L’État s’engage à hauteur dans une garantie à hauteur de 90 % pour les prêts aux entreprises de moins de 1,5 milliard d’euros de chiffre d’affaires, puis à 80 % pour les entreprises avec un chiffre d’affaires compris entre 1,5 et 5 milliards d’euros, puis à 70 % au-delà.
La volonté de simplement « geler » la structure productive, sans la modifier, est illustrée par le fait que les start-up sans chiffre d’affaires pourront demander des prêts à hauteur de deux années de masse salariale. Aucune réflexion sur la nature, l’utilité et la viabilité de ces entreprises n’est réalisée. On reste dans l’ancienne logique : la « start-up nation » doit survivre à la crise avec l’aide de l’État…

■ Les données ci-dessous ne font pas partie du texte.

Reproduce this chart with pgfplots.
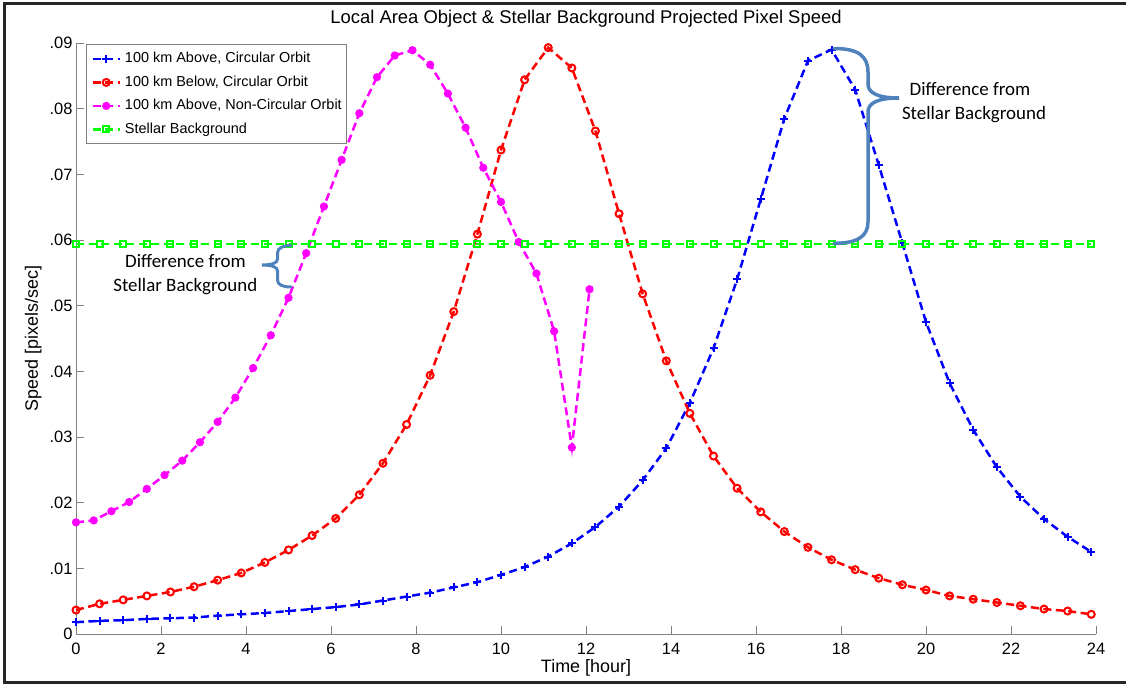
\documentclass[border=0pt]{standalone}
\usepackage{fontspec}
\setmainfont{Liberation Sans}
\newfontfamily\calibri{Carlito}
\usepackage{pgfplots}
\pgfplotsset{compat=1.18}
\definecolor{bracecol}{RGB}{79,129,189}
\definecolor{axgray}{RGB}{128,128,128}
\definecolor{mblue}{RGB}{0,0,255}
\definecolor{mred}{RGB}{255,0,0}
\definecolor{mmag}{RGB}{255,0,255}
\definecolor{mgreen}{RGB}{0,255,0}

\begin{document}
\begin{tikzpicture}
\path[use as bounding box] (0,0) rectangle (1126bp,-685bp);
\begin{axis}[
  at={(76bp,-634bp)}, anchor=south west,
  scale only axis, width=1020bp, height=591bp,
  xmin=0, xmax=24, ymin=0, ymax=0.09,
  axis lines*=left,
  axis line style={axgray, line width=1bp},
  tick align=inside, major tick length=8bp,
  tick style={axgray, line width=1bp},
  scaled y ticks=false,
  xtick={0,2,4,6,8,10,12,14,16,18,20,22,24},
  xticklabels={0,2,4,6,8,10,12,14,16,18,20,22,24},
  ytick={0,0.01,0.02,0.03,0.04,0.05,0.06,0.07,0.08,0.09},
  yticklabels={0,.01,.02,.03,.04,.05,.06,.07,.08,.09},
  tick label style={font=\fontsize{16.5}{20}\selectfont},
  xticklabel style={yshift=-5.5bp},
  title={Local Area Object \& Stellar Background Projected Pixel Speed},
  title style={at={(0.5,1.0225)}, anchor=base, font=\fontsize{18.5}{22}\selectfont},
  xlabel={Time [hour]},
  xlabel style={at={(0.5,-0.0643)}, anchor=base, font=\fontsize{18}{22}\selectfont},
  ylabel={Speed [pixels/sec]},
  ylabel style={at={(-0.0373,0.5)}, anchor=base, font=\fontsize{18}{22}\selectfont},
  clip=false,
  legend style={at={(0.0098,0.998)}, anchor=north west, draw=axgray, line width=1bp,
    fill=white, inner xsep=5bp, inner ysep=7.5bp, row sep=10bp,
    font=\fontsize{14.5}{17}\selectfont,
    nodes={inner sep=0bp, text height=10.5bp, text depth=3bp},
    /tikz/every odd column/.append style={column sep=4bp}},
  legend cell align=left,
  legend image code/.code={\draw[mark repeat=2,mark phase=2,#1] plot coordinates {(0bp,0bp)(13.5bp,0bp)(27bp,0bp)};},
]
% 100 km above, circular orbit
\addplot[mblue, line width=2.5bp, dash pattern=on 8bp off 4.5bp, mark=+, mark size=4bp, mark options={solid, line width=2bp}] coordinates {
(0,0.0018)(0.5556,0.0020)(1.1111,0.0021)(1.6667,0.0023)(2.2222,0.0024)(2.7778,0.0025)
(3.3333,0.0028)(3.8889,0.0030)(4.4444,0.0032)(5.0,0.0035)(5.5556,0.0038)(6.1111,0.0041)
(6.6667,0.0045)(7.2222,0.0051)(7.7778,0.0057)(8.3333,0.0063)(8.8889,0.0071)(9.4444,0.0079)
(10.0,0.0090)(10.5556,0.0102)(11.1111,0.0118)(11.6667,0.0138)(12.2222,0.0163)(12.7778,0.0194)
(13.3333,0.0234)(13.8889,0.0283)(14.4444,0.0352)(15.0,0.0435)(15.5556,0.0540)(16.1111,0.0662)
(16.6667,0.0785)(17.2222,0.0873)(17.7778,0.0890)(18.3333,0.0829)(18.8889,0.0714)(19.4444,0.0595)
(20.0,0.0475)(20.5556,0.0382)(21.1111,0.0311)(21.6667,0.0254)(22.2222,0.0209)(22.7778,0.0175)
(23.3333,0.0148)(23.8889,0.0125)};
\addlegendentry{100 km Above, Circular Orbit}
% 100 km below, circular orbit
\addplot[mred, line width=2.5bp, dash pattern=on 8bp off 4.5bp, mark=o, mark size=3.5bp, mark options={solid, line width=2bp}] coordinates {
(0,0.00365)(0.5556,0.0046)(1.1111,0.0052)(1.6667,0.0058)(2.2222,0.0064)(2.7778,0.0072)
(3.3333,0.0082)(3.8889,0.0093)(4.4444,0.0109)(5.0,0.0128)(5.5556,0.0150)(6.1111,0.0176)
(6.6667,0.0212)(7.2222,0.0260)(7.7778,0.0319)(8.3333,0.0394)(8.8889,0.0491)(9.4444,0.0609)
(10.0,0.0737)(10.5556,0.0844)(11.1111,0.0893)(11.6667,0.0862)(12.2222,0.0766)(12.7778,0.0640)
(13.3333,0.0518)(13.8889,0.0416)(14.4444,0.0336)(15.0,0.0271)(15.5556,0.0222)(16.1111,0.0186)
(16.6667,0.0156)(17.2222,0.0132)(17.7778,0.0113)(18.3333,0.0098)(18.8889,0.0085)(19.4444,0.0075)
(20.0,0.0067)(20.5556,0.0058)(21.1111,0.0053)(21.6667,0.0048)(22.2222,0.0043)(22.7778,0.0038)
(23.3333,0.0035)(23.8889,0.0030)};
\addlegendentry{100 km Below, Circular Orbit}
% 100 km above, non-circular orbit
\addplot[mmag, line width=2.5bp, dash pattern=on 8bp off 4.5bp, mark=*, mark size=2.8bp, mark options={solid, fill=mmag}] coordinates {
(0,0.0170)(0.4167,0.0173)(0.8333,0.0187)(1.25,0.0201)(1.6667,0.0221)(2.0833,0.0242)
(2.5,0.0264)(2.9167,0.0292)(3.3333,0.0323)(3.75,0.0360)(4.1667,0.0405)(4.5833,0.0455)
(5.0,0.0512)(5.4167,0.0580)(5.8333,0.0651)(6.25,0.0722)(6.6667,0.0793)(7.0833,0.0848)
(7.5,0.0881)(7.9167,0.0889)(8.3333,0.0867)(8.75,0.0823)(9.1667,0.0771)(9.5833,0.0710)
(10.0,0.0658)(10.4167,0.0597)(10.8333,0.0549)(11.25,0.0461)(11.6667,0.0284)(12.0833,0.0525)};
\addlegendentry{100 km Above, Non-Circular Orbit}
% stellar background
\addplot[mgreen, line width=2.5bp, dash pattern=on 8bp off 4.5bp, mark=square, mark size=3bp, mark options={solid, line width=2bp}] coordinates {
(0,0.0594)(0.5556,0.0594)(1.1111,0.0594)(1.6667,0.0594)(2.2222,0.0594)(2.7778,0.0594)
(3.3333,0.0594)(3.8889,0.0594)(4.4444,0.0594)(5.0,0.0594)(5.5556,0.0594)(6.1111,0.0594)
(6.6667,0.0594)(7.2222,0.0594)(7.7778,0.0594)(8.3333,0.0594)(8.8889,0.0594)(9.4444,0.0594)
(10.0,0.0594)(10.5556,0.0594)(11.1111,0.0594)(11.6667,0.0594)(12.2222,0.0594)(12.7778,0.0594)
(13.3333,0.0594)(13.8889,0.0594)(14.4444,0.0594)(15.0,0.0594)(15.5556,0.0594)(16.1111,0.0594)
(16.6667,0.0594)(17.2222,0.0594)(17.7778,0.0594)(18.3333,0.0594)(18.8889,0.0594)(19.4444,0.0594)
(20.0,0.0594)(20.5556,0.0594)(21.1111,0.0594)(21.6667,0.0594)(22.2222,0.0594)(22.7778,0.0594)
(23.3333,0.0594)(23.8889,0.0594)};
\addlegendentry{Stellar Background}
\end{axis}
% frame and annotations, in pixel units of the reference
\begin{scope}[x=1bp, y=-1bp]
\draw[black!85, line width=3bp] (1126,3.5) -- (4.5,3.5) -- (4.5,682.5) -- (1126,682.5);
\draw[bracecol, line width=3.5bp, line cap=round] (834,48.5) .. controls (858,48.5) and (868,56) .. (868,72)
  -- (868,84) .. controls (868,93) and (878,98) .. (899,98)
  .. controls (878,98) and (868,103) .. (868,112)
  -- (868,222) .. controls (868,236) and (858,243.3) .. (834,243.3);
\draw[bracecol, line width=3bp, line cap=round] (291,245.5) .. controls (283,245.5) and (277.5,248) .. (277.5,253)
  -- (277.5,259) .. controls (277.5,263) and (272,265) .. (262,265)
  .. controls (272,265) and (277.5,267) .. (277.5,271)
  -- (277.5,280) .. controls (277.5,285) and (283,287) .. (291,287);
\node[font=\calibri\fontsize{19}{23}\selectfont, anchor=base] at (970,95) {Difference from};
\node[font=\calibri\fontsize{19}{23}\selectfont, anchor=base] at (974,119.3) {Stellar Background};
\node[font=\calibri\fontsize{19}{23}\selectfont, anchor=base] at (185.5,267.3) {Difference from};
\node[font=\calibri\fontsize{19}{23}\selectfont, anchor=base] at (185.3,291.7) {Stellar Background};
\end{scope}
\end{tikzpicture}
\end{document}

Jusqu’à 5 milliards d’euros de chiffre d’affaires, la procédure est laissée aux seules banques commerciales qui sont chargées de donner l’accord et cet accord se traduit par une « garantie immédiate » de l’État. Ce dernier ne se saisit donc pas de la création monétaire que représentent les prêts pour agir sur l’appareil productif, mais continue à confier cette tâche aux banques privées. Comme les prêts sont largement garantis, celles-ci n’auront aucune conditionnalité réelle à ces prêts, autre que l’évaluation de leur propre risque.
Certes, Bruno Le Maire a prétendu que les entreprises ne respectant pas leurs délais de paiement et, donc, faisant de la trésorerie sur les fournisseurs, ne seraient pas éligibles à ces prêts garantis. En fait, le dispositif étant sous-traité aux banques, tout sera décidé par elles, après « discussion entre l’entrepreneur et son banquier », affirme la Direction générale du Trésor. Mais la réalité est que le banquier n’aura certainement ni le temps ni l’envie de vérifier et de faire la morale à son client sur ses pratiques de facturation.

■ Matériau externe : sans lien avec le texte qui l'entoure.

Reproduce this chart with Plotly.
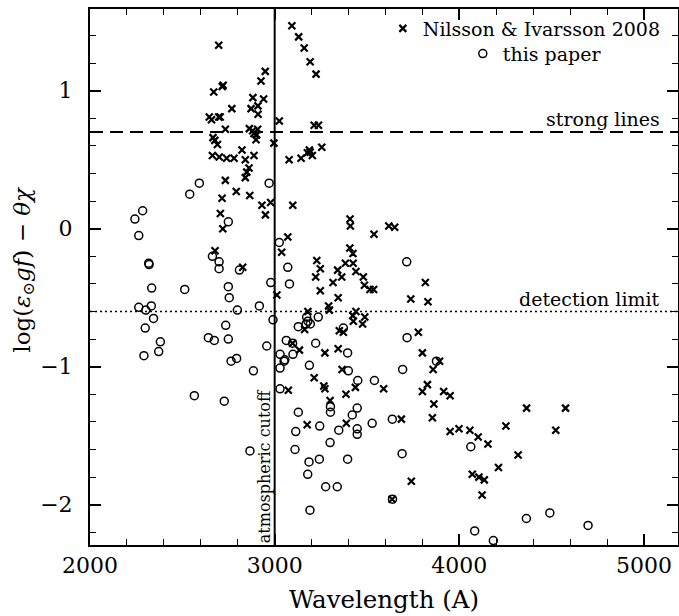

Au reste, que se passera-t-il si une entreprise obtient un prêt garanti puis cesse d’honorer ses factures ? Nul n’a été capable de répondre à cette question. Cette condition semble donc n’en être pas une et est à ranger dans l’armoire vermoulue des tentations de « moraliser le capitalisme » que Bruno Le Maire, ancien ministre de Nicolas Sarkozy, connaît bien.
Autre élément clé : les dividendes. Mardi 24 mars, Bruno Le Maire a déclaré – et confirmé par un tweet – qu’il « demande les entreprises, notamment les plus grandes, de faire preuve de la plus grande modération sur le versement de dividendes ». Selon lui, « c’est un moment où tout l’argent doit être employé pour faire tourner les entreprises ». Une simple « demande » donc.
On en reste à des pratiques comptant sur la bonne volonté des acteurs privés, à leur « moralisation », mais nullement à des pratiques plus énergiques. Pourtant, dans le cas des entreprises de plus de 5 milliards d’euros de chiffre d’affaires, l’État gère directement au cas par cas les demandes de prêts garantis et pourrait fixer des conditions.
Il pourrait donc réaliser cette demande directement en conditionnant ces prêts à une certaine politique de dividende. Mais à la Direction générale du Trésor, on refuse toute politique « manichéenne et binaire », estimant que si « les entreprises doivent payer tous leurs fournisseurs, ils doivent aussi payer les actionnaires, fournisseurs de capitaux ». « Certaines ont perdu beaucoup de valeur en bourse et ne peuvent donc se permettre de réviser leur politique de dividendes », ajoute-t-on.
On l’aura compris : l’État se montrera compréhensif et n’hésitera pas à garantir des prêts finissant en dividendes… Ce qui est piquant, c’est qu’aux États-Unis, la FED a placé des conditions plus strictes, refusant de financer des entreprises qui rachètent leurs actions ou versent des dividendes…
Il faut bien se rendre à l’évidence : ces deux exemples des délais de paiement et des dividendes montrent qu’il n’y a de la part du gouvernement français, aucune volonté de modifier ou d’infléchir le modèle économique français. Le prêt garanti n’a aucun ciblage et, en le présentant, Nicolas Dufourcq a repris le vieux discours néolibéral habituel, « nous avons fui toute prescription administrative et autoritaire »… Pour laisser la décision au secteur privé.
En analysant la politique d’urgence du gouvernement, il faut se rendre à l’évidence : la seule ambition de ce gouvernement est de sauvegarder l’existant et de continuer, comme auparavant, des performances en termes de PIB et de compétitivité. Le terme de « pont aérien de cash » de la BPI traduit bien ce dont il s’agit : passer seulement le fossé de la récession et repartir de plus belle. C’est une position qui peut se défendre.Mais on est loin d’un quelconque « nouveau capitalisme ». On est au contraire dans une politique à l’ancienne, fondée sur la socialisation des pertes et la sauvegarde de la capacité à générer du profit privé. Cela annonce une formidable réaction, une fois la reprise venue, contre les droits du travail afin de protéger la capacité de l’économie française « à rebondir ». D’ores et déjà, une formidable occasion de métamorphose de l’économie française semble être perdue.